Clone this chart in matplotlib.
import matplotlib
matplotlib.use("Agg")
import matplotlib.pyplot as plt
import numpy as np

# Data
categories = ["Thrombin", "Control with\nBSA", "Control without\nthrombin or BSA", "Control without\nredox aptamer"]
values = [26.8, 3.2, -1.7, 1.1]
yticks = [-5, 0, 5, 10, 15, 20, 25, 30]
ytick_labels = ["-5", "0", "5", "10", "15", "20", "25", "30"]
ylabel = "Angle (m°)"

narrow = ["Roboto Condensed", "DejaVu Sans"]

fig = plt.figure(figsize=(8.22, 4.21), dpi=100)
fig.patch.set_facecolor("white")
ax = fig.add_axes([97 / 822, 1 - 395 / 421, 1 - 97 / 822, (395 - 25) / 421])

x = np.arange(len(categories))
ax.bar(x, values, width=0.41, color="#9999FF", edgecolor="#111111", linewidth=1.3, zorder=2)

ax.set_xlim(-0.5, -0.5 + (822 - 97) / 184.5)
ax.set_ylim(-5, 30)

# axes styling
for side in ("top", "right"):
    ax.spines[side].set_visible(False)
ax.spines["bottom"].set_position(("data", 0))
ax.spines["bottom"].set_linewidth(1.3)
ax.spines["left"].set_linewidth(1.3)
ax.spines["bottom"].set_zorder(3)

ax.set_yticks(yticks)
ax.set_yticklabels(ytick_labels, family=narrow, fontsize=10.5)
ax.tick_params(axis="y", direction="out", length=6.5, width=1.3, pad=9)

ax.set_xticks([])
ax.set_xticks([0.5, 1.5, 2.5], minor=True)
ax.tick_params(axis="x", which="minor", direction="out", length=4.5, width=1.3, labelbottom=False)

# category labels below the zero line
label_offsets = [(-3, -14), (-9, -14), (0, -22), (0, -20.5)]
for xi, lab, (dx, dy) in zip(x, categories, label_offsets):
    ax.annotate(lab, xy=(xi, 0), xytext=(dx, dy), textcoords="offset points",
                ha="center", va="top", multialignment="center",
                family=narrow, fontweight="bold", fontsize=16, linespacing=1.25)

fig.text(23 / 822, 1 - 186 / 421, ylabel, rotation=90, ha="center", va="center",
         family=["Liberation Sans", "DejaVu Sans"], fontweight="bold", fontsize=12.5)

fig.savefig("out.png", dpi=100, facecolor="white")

■ Short task:
Output the full listing without altering anything.

■ Answer:
Clone this chart in matplotlib.
import matplotlib
matplotlib.use("Agg")
import matplotlib.pyplot as plt
import numpy as np

# Data
categories = ["Thrombin", "Control with\nBSA", "Control without\nthrombin or BSA", "Control without\nredox aptamer"]
values = [26.8, 3.2, -1.7, 1.1]
yticks = [-5, 0, 5, 10, 15, 20, 25, 30]
ytick_labels = ["-5", "0", "5", "10", "15", "20", "25", "30"]
ylabel = "Angle (m°)"

narrow = ["Roboto Condensed", "DejaVu Sans"]

fig = plt.figure(figsize=(8.22, 4.21), dpi=100)
fig.patch.set_facecolor("white")
ax = fig.add_axes([97 / 822, 1 - 395 / 421, 1 - 97 / 822, (395 - 25) / 421])

x = np.arange(len(categories))
ax.bar(x, values, width=0.41, color="#9999FF", edgecolor="#111111", linewidth=1.3, zorder=2)

ax.set_xlim(-0.5, -0.5 + (822 - 97) / 184.5)
ax.set_ylim(-5, 30)

# axes styling
for side in ("top", "right"):
    ax.spines[side].set_visible(False)
ax.spines["bottom"].set_position(("data", 0))
ax.spines["bottom"].set_linewidth(1.3)
ax.spines["left"].set_linewidth(1.3)
ax.spines["bottom"].set_zorder(3)

ax.set_yticks(yticks)
ax.set_yticklabels(ytick_labels, family=narrow, fontsize=10.5)
ax.tick_params(axis="y", direction="out", length=6.5, width=1.3, pad=9)

ax.set_xticks([])
ax.set_xticks([0.5, 1.5, 2.5], minor=True)
ax.tick_params(axis="x", which="minor", direction="out", length=4.5, width=1.3, labelbottom=False)

# category labels below the zero line
label_offsets = [(-3, -14), (-9, -14), (0, -22), (0, -20.5)]
for xi, lab, (dx, dy) in zip(x, categories, label_offsets):
    ax.annotate(lab, xy=(xi, 0), xytext=(dx, dy), textcoords="offset points",
                ha="center", va="top", multialignment="center",
                family=narrow, fontweight="bold", fontsize=16, linespacing=1.25)

fig.text(23 / 822, 1 - 186 / 421, ylabel, rotation=90, ha="center", va="center",
         family=["Liberation Sans", "DejaVu Sans"], fontweight="bold", fontsize=12.5)

fig.savefig("out.png", dpi=100, facecolor="white")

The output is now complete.